## Available data
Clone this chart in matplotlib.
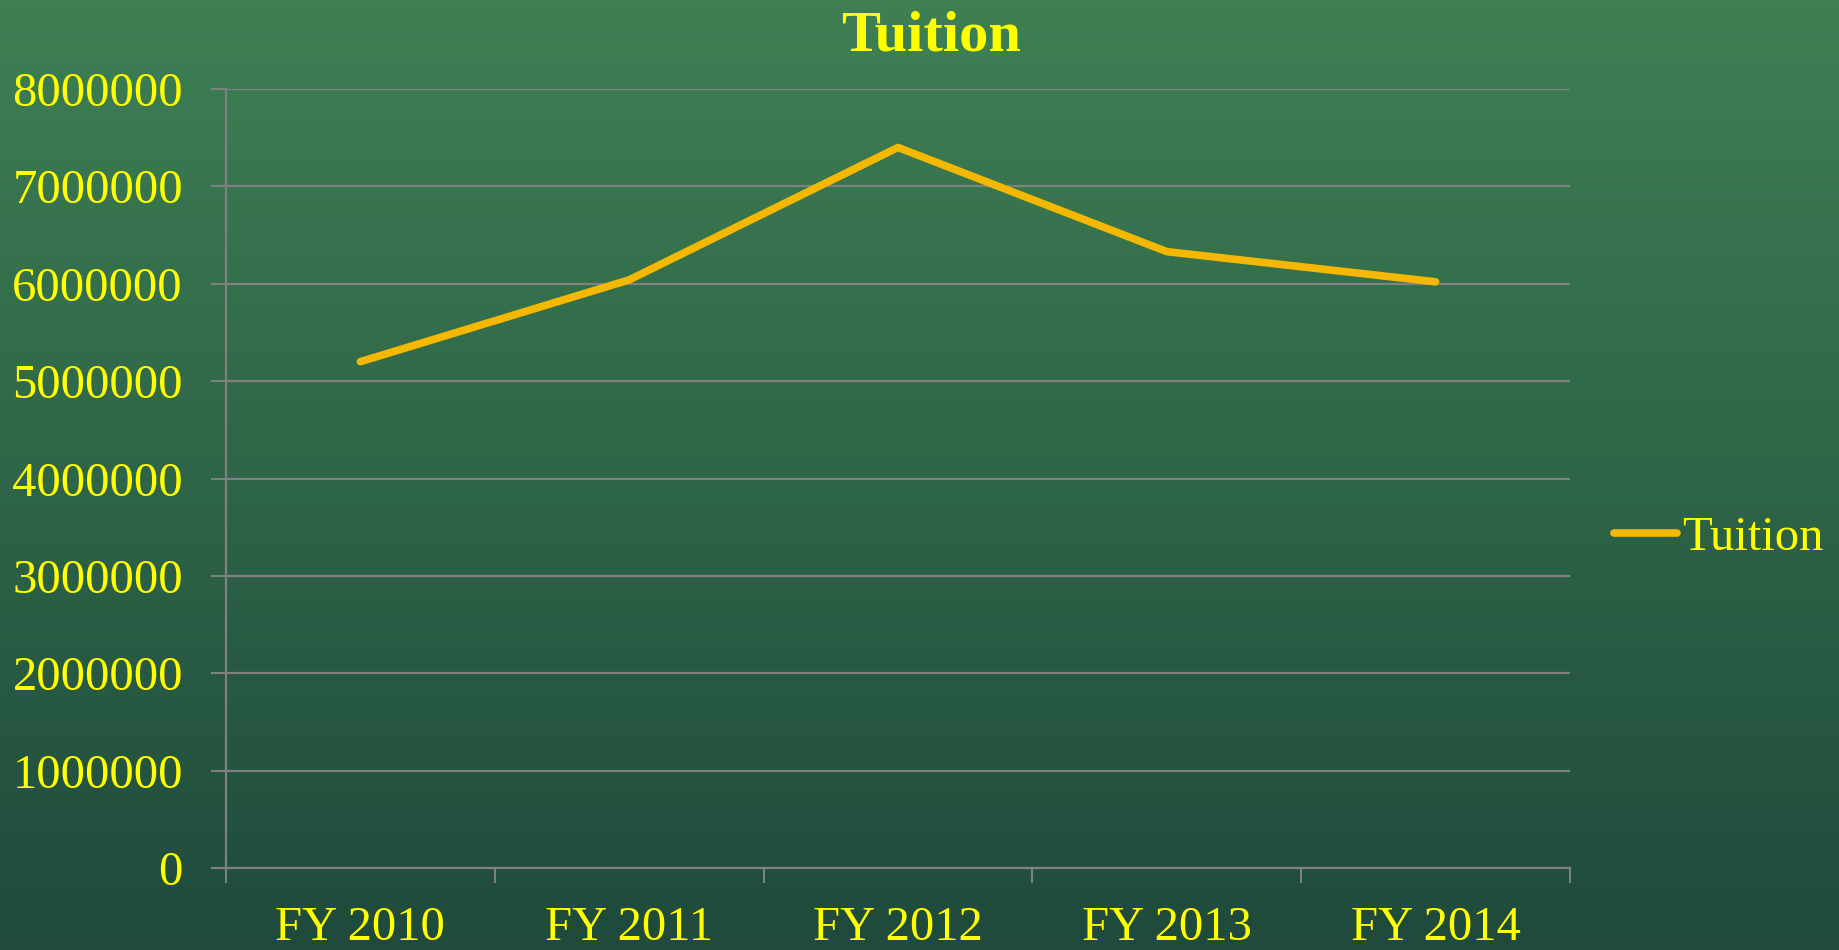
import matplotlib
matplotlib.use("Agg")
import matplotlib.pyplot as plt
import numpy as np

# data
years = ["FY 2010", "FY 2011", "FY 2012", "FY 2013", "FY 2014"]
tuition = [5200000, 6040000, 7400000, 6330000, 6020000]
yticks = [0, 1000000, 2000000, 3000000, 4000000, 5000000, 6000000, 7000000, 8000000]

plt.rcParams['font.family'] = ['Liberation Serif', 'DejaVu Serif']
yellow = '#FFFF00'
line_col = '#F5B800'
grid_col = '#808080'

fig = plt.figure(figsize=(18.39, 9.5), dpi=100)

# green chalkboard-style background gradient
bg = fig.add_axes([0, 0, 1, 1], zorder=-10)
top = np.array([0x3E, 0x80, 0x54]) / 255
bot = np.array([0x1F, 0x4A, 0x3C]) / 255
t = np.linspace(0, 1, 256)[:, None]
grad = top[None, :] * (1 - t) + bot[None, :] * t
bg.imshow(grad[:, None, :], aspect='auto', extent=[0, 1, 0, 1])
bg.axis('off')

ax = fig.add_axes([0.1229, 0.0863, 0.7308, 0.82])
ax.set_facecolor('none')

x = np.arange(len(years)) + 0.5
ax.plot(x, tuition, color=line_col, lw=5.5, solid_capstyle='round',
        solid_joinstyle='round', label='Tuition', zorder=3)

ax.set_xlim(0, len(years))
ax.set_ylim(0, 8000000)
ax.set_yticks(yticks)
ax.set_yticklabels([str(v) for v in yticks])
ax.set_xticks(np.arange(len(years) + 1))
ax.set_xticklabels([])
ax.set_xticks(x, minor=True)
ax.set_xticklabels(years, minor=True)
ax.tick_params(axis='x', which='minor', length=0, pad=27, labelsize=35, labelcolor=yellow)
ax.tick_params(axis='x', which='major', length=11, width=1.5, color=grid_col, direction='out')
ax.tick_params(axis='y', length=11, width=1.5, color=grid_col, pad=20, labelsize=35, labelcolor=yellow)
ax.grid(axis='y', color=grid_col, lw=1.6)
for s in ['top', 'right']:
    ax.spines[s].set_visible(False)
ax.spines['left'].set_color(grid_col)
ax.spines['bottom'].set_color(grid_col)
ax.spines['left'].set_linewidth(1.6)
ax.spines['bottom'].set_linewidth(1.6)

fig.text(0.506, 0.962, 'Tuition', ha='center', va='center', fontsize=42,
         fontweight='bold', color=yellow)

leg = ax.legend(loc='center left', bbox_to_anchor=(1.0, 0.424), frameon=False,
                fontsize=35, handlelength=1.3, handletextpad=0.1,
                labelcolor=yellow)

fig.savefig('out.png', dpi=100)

## To be done
Print the complete listing exactly, apart from any pictures.

## The result
Clone this chart in matplotlib.
import matplotlib
matplotlib.use("Agg")
import matplotlib.pyplot as plt
import numpy as np

# data
years = ["FY 2010", "FY 2011", "FY 2012", "FY 2013", "FY 2014"]
tuition = [5200000, 6040000, 7400000, 6330000, 6020000]
yticks = [0, 1000000, 2000000, 3000000, 4000000, 5000000, 6000000, 7000000, 8000000]

plt.rcParams['font.family'] = ['Liberation Serif', 'DejaVu Serif']
yellow = '#FFFF00'
line_col = '#F5B800'
grid_col = '#808080'

fig = plt.figure(figsize=(18.39, 9.5), dpi=100)

# green chalkboard-style background gradient
bg = fig.add_axes([0, 0, 1, 1], zorder=-10)
top = np.array([0x3E, 0x80, 0x54]) / 255
bot = np.array([0x1F, 0x4A, 0x3C]) / 255
t = np.linspace(0, 1, 256)[:, None]
grad = top[None, :] * (1 - t) + bot[None, :] * t
bg.imshow(grad[:, None, :], aspect='auto', extent=[0, 1, 0, 1])
bg.axis('off')

ax = fig.add_axes([0.1229, 0.0863, 0.7308, 0.82])
ax.set_facecolor('none')

x = np.arange(len(years)) + 0.5
ax.plot(x, tuition, color=line_col, lw=5.5, solid_capstyle='round',
        solid_joinstyle='round', label='Tuition', zorder=3)

ax.set_xlim(0, len(years))
ax.set_ylim(0, 8000000)
ax.set_yticks(yticks)
ax.set_yticklabels([str(v) for v in yticks])
ax.set_xticks(np.arange(len(years) + 1))
ax.set_xticklabels([])
ax.set_xticks(x, minor=True)
ax.set_xticklabels(years, minor=True)
ax.tick_params(axis='x', which='minor', length=0, pad=27, labelsize=35, labelcolor=yellow)
ax.tick_params(axis='x', which='major', length=11, width=1.5, color=grid_col, direction='out')
ax.tick_params(axis='y', length=11, width=1.5, color=grid_col, pad=20, labelsize=35, labelcolor=yellow)
ax.grid(axis='y', color=grid_col, lw=1.6)
for s in ['top', 'right']:
    ax.spines[s].set_visible(False)
ax.spines['left'].set_color(grid_col)
ax.spines['bottom'].set_color(grid_col)
ax.spines['left'].set_linewidth(1.6)
ax.spines['bottom'].set_linewidth(1.6)

fig.text(0.506, 0.962, 'Tuition', ha='center', va='center', fontsize=42,
         fontweight='bold', color=yellow)

leg = ax.legend(loc='center left', bbox_to_anchor=(1.0, 0.424), frameon=False,
                fontsize=35, handlelength=1.3, handletextpad=0.1,
                labelcolor=yellow)

fig.savefig('out.png', dpi=100)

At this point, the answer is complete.